I want to be clear; you MUST get these parts right.  Setting up your business in the right way, to begin with, is incredibly important.  Do these things, seek out the advice of tax and accounting professionals.  Lean on people in your life that you trust and know beyond a shadow of a doubt that they have your best interests at heart, and have them help you connect with the right people where you live to make sure you are set up correctly.   The University you attend should also be able to provide resources for you along these lines, but even if they do recommend people, perform your own due diligence and research.

Here are a few other things to keep in mind:

-Be leery of accepting cash (or cash equivalent)
-Never sign a contract to enter into an ongoing business arrangement with another company or entity without having that contract reviewed by a legal professional of your choosing.
-Don’t be in a hurry; always investigate every business offer as best you can and there is wisdom in a multitude of counsel.
-If something sounds or seems too good to be true, it probably is or at the very least, it has hair on it that needs examining
-Your brand is your name.
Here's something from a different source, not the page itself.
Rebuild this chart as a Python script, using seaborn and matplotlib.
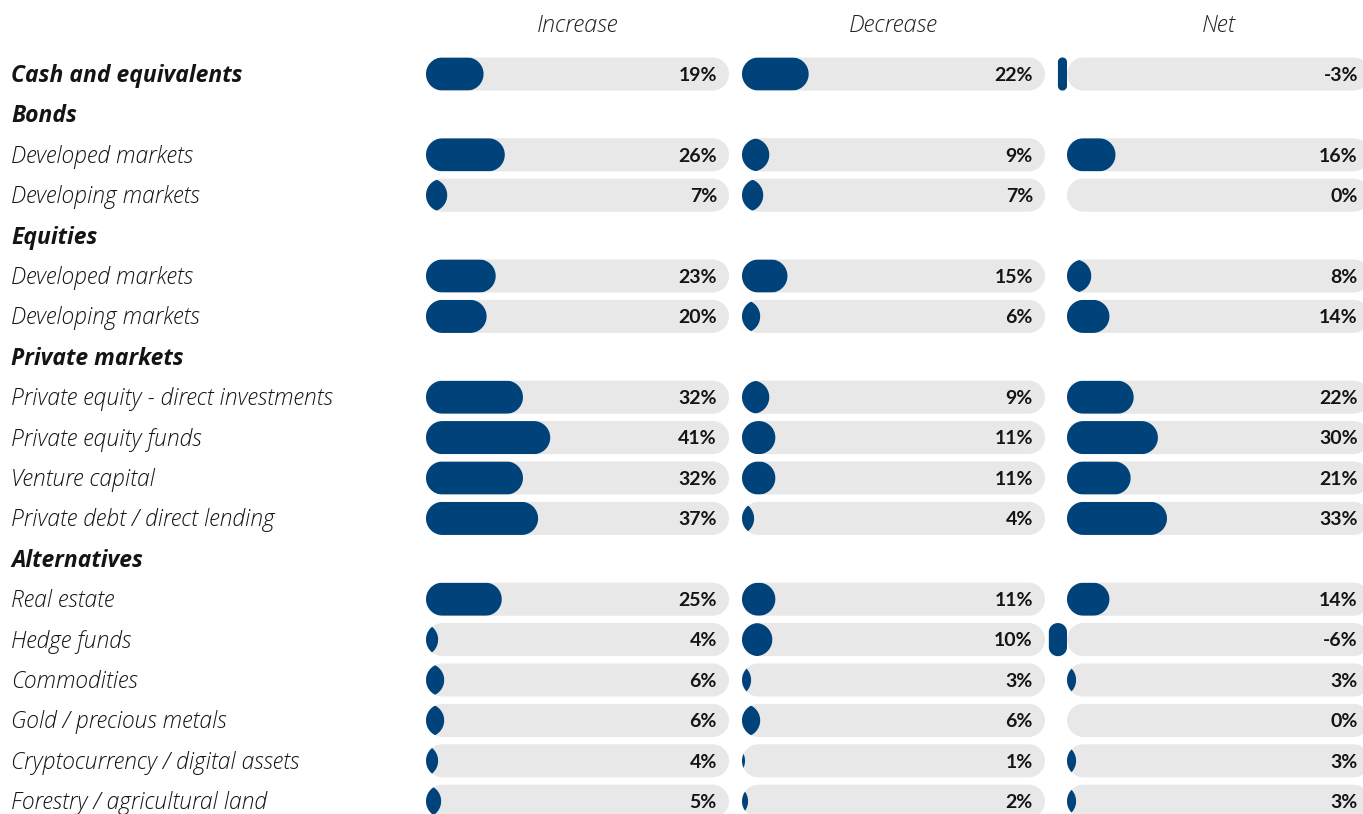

Your brand is your actions, your words, your interactions. Anything you do or take part in that could bring a negative mark to your character, reputation, eligibility, etc is something that can bring damage to your brand, ie your ability to generate maximum value off of your name, image and likeness.
-You are a business now. Protect your business as you would protect the most important things in your life.
-Not everyone has your best interests at heart, so be wary of who you associate with; if you lay around with pigs, you will ultimately smell like one.
-There are going to be people who look to create money off of YOUR name or YOUR association. Again, not every business idea or opportunity is a good one. And not every person who brings an idea has nefarious motives. There can be win-win opportunities for you; just be sure to investigate and take time before rushing into anything.

MOST IMPORTANTLY…do not be afraid to ask for help. Talk with your coaches, former teammates that are now in the professional realm, talk with your parents or guardians, talk with trusted mentors you have in your life. Seek their opinions and then form your own conclusions. Don’t make the mistake of just running ideas past ‘yes’ people in your life, or hangers on or jock sniffers. Seriously analyze everything, look for holes or negatives as aggressively if not more aggressively than focusing on the upside.

BE WARY OF JOCK SNIFFERS OR HANGERS ON: You have likely encountered folks like this.  Now that there there money in the mix, you will undoubtedly encounter more.  Not everyone has your best interests at heart.  Frankly, most will not.  They will have THEIR best interests at heart.  There is nothing wrong with that when a business idea or opportunity is fair and equitable…but just be very, very wary here.

Also, try to realize what you are not, at this given time. So many entrepreneurs, me included, believe(d) they are CEO material, when in reality we all have shortcomings to our personalities or temperaments. Early on in my career, I believed I could handle the growth of the business, building the brand, monetizing the business as well as handle simple bookkeeping. What I learned quickly, and very, very painfully, is that I am NOT a CEO. I am horrible with accounting, not because I lack the intellect to do it, but I LACK THE DISCIPLINE to do the little, required things, consistently. Which is why I sought out partners in subsequent business relationships who were strong where I was weak and where my skill traits and temperament complimented their weaknesses.

Sone people do have the temperament to be a Jack or Jill of all trades, but most do not. This is why I strongly urge you to find a competent tax and accounting professional, first and foremost. Do this even before you set up your own LLC, because they will be able to provide you with a more detailed checklist than I have done here. You can’t get this part wrong, otherwise you are unwittingly creating significant obstacles for your future self and take it from someone who has literally paid that price, you don’t want to do that.

Lastly, this is hardly a comprehensive list and I will likely add to it as things come to mind.  It’s a start, and I wish you all the best in your endeavors.